Lamento ter de dizer: isto é simplesmente patético e simplesmente terceiro-mundista. Parece apenas mais uma triste expressão daquilo que Alexis de Tocqueville designava, na sua França Natal, por “eterno conflito entre o Antigo Regime e a Revolução, entre a opressão e o abuso”.

4 Dois livros recentes alertam para a origem do crescimento destes tribalismos rivais, da direita e da esquerda, nas democracias liberais: o abandono da, ou a simples ignorância sobre, a nobre ideia de Ocidente.

Michael Kimmage, professor na Catholic University of America, escreveu The Abandonment of the West: The history of an idea in American foreign policy (Basic Books, 2020). Niall Ferguson, da Hoover Institution na Universidade de Stanford, acaba de publicar Doom: The Politics of Catastrophe (Penguin Books, 2021). Um artigo de Ferguson — intitulado “The China Model: Why is the West imitating Beijing?” — fez aliás em 8 de Maio a capa da Spectator de Londres.

Ambos condenam o crescimento dos tribalismos rivais nas nossas democracias. E ambos associam este fenómeno ao declínio, ou esquecimento, ou pura ignorância sobre a distintiva cultura política pluralista ocidental. Voltarei a este tema.
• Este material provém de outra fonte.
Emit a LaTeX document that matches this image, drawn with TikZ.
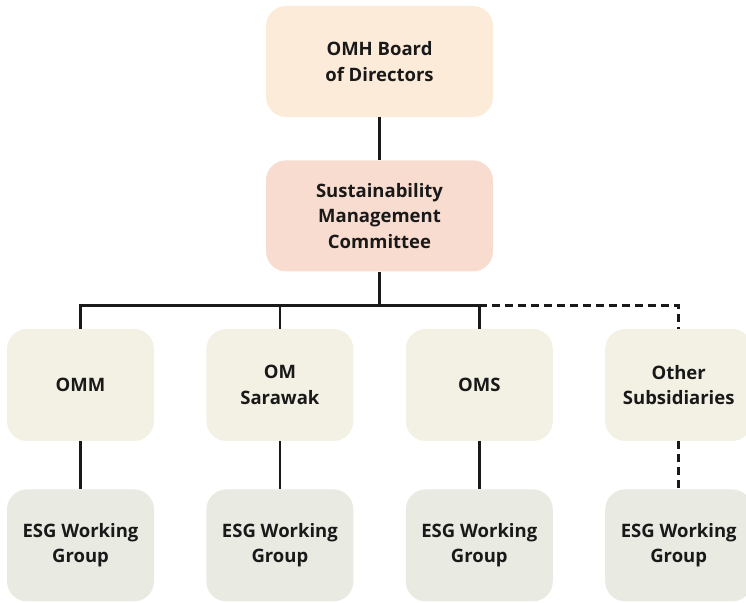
\documentclass[tikz,border=0pt]{standalone}
\usepackage{fontspec}
\setmainfont{Open Sans}
\usetikzlibrary{positioning}

\definecolor{boardfill}{HTML}{FDEBDA}
\definecolor{smcfill}{HTML}{F9DCD0}
\definecolor{subfill}{HTML}{F3F0E4}
\definecolor{esgfill}{HTML}{E9EAE2}

\begin{document}
\begin{tikzpicture}[
    x=1pt,y=1pt,
    box/.style={rounded corners=20pt,minimum width=147pt,minimum height=112pt,
                align=center,font=\fontsize{18.5}{25.5}\selectfont\bfseries,text=black!90},
    topbox/.style={box,minimum width=227pt,minimum height=111pt},
    link/.style={line width=2.6pt,draw=black!90},
    dlink/.style={link,dash pattern=on 8pt off 5pt}
  ]
    \useasboundingbox (0,0) rectangle (746,602);
    \node[topbox,fill=boardfill] (board) at (379.5,540.5) {OMH Board\\of Directors};
    \node[topbox,fill=smcfill,below=43pt of board] (smc) {Sustainability\\Management\\Committee};
    \node[box,fill=subfill] (omm) at (80.5,217) {OMM};
    \node[box,fill=subfill,right=52pt of omm] (sar) {OM\\Sarawak};
    \node[box,fill=subfill,right=52pt of sar] (oms) {OMS};
    \node[box,fill=subfill,right=52pt of oms] (other) {Other\\Subsidiaries};
    \node[box,fill=esgfill,below=48pt of omm] (esg1) {ESG Working\\Group};
    \node[box,fill=esgfill,below=48pt of sar] (esg2) {ESG Working\\Group};
    \node[box,fill=esgfill,below=48pt of oms] (esg3) {ESG Working\\Group};
    \node[box,fill=esgfill,below=48pt of other] (esg4) {ESG Working\\Group};
    \coordinate[below=34pt of smc.south] (bus);
    \draw[link] (board) -- (smc);
    \draw[link] (smc.south) -- (bus);
    \draw[link] (omm.north) |- (bus) -| (oms.north);
    \draw[link] (sar.north) -- (sar.north |- bus);
    \draw[dlink] (oms.north |- bus) -| (other.north);
    \draw[link] (omm) -- (esg1); \draw[link] (sar) -- (esg2); \draw[link] (oms) -- (esg3);
    \draw[dlink] (other) -- (esg4);
  \end{tikzpicture}
\end{document}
Postscriptum: Homenagens muito merecidas a Jorge Borges de Macedo e José Fernandes Fafe. Decorreu na passada quinta-feira, na Academia das Ciências de Lisboa, uma tocante homenagem a Jorge Borges de Macedo (1921-1996), assinalando o centenário do seu nascimento. No dia seguinte, sexta-feira, na Fundação Mário Soares e Maria Barroso, foi prestada também sentida homenagem a José Fernandes Fafe (1927-2017), por ocasião da apresentação da sua biografia, escrita por seu filho José Paulo Fafe. Tive o privilégio de conhecer e muito aprender com Jorge Borges de Macedo e José Fernandes Fafe — através dos seus escritos e de longas conversas, sempre muito estimulantes e inspiradoras. Recordo com particular carinho a mesa-redonda que moderei entre ambos, creio que em 1990, sobre o livro de José Fernandes Fafe, Nação, fim ou metamorfose? (Imprensa Nacional, 1990). Foi uma inesquecível aula magistral sobre a importância do Estado-nação e do sentimento patriótico — bem como sobre o papel crucial de ambos como base do multilateralismo (por contraste com o chamado “globalismo”) e da civilização ocidental.